Nowhere is this clearer than the following quote from Concho Resources (CXO) CEO Timothy Leach. He said,
...industry activities reached a level that current midstream infrastructure struggles to support. Historically, we've been able to account for things like extended plant turnarounds and high line pressures in our production guidance, but the challenges today are beyond those risk assumptions.
As an example, a 15-mile high pressure gas line operated by Frontier Field Services failed after only a few years of service. That line is in a critical area of our shelf asset and was moving about 25% of our shelf volume. In addition, new plant expansions have been delayed. We estimate that the impact to our production due to midstream challenges was approximately 375,000 barrels of oil equivalent year-to-date. And if these conditions persists, we expect the full year impact of approximately 700,000 equivalent barrels.
Right now, the infrastructure issues are a problem for producers. However, one company's pain is another company's gain. In this case it's the opportunity for midstream providers to step up and build additional infrastructure.
Among the companies looking to capture this opportunity is Magellan Midstream Partners (MMP 1.59%). The company is turning its attention to focus on the Permian. One reason for this is because production in the Permian is expected to grow by another million barrels per day over the next few years. To capture that growth the company is developing crude oil projects in the region. Its projects include the Longhorn Pipeline reversal, which it's spending $375 million to complete as well as the BridgeTex joint venture with top Permian producer Occidental Petroleum (OXY 0.06%). That project will cost Magellan $600 million, while it will help Occidental to maximize the prices it gets for the oil produced out of the Permian.
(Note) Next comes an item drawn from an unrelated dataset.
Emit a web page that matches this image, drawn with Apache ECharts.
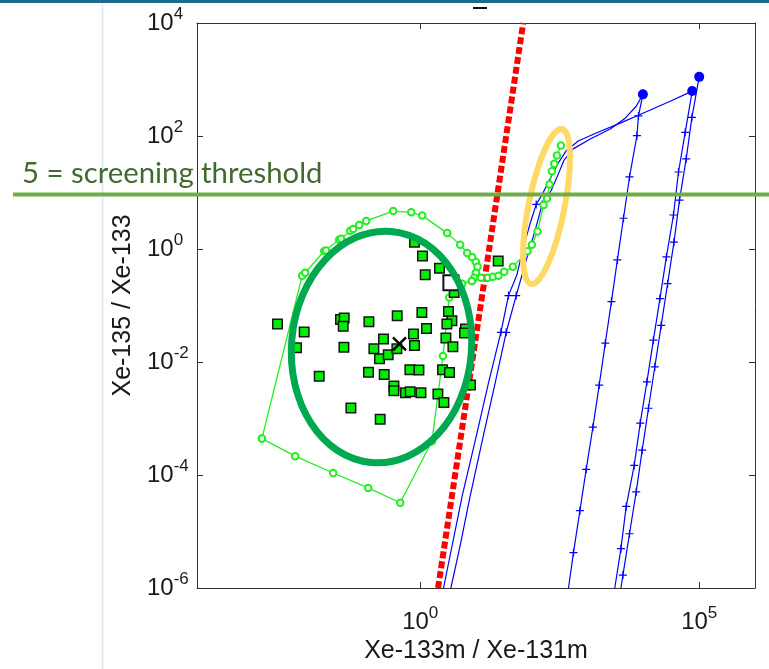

Both projects come with low single digit EBITDA multiples as well as upside from volume expansions. It's enabling Magellan to play a material role in providing a long-term solution for the Permian, while earning a pretty decent return on the capital it's spending.
Final Foolish thoughts
Oil and gas companies can be handicapped by infrastructure issues. That can open up a huge opportunity for midstream companies like Magellan, as it can earn a terrific return on the capital it spends to solve those issues. In fact, Magellan's ability to solve problems are what has fueled a 306% increase in it's distribution to investors since its IPO.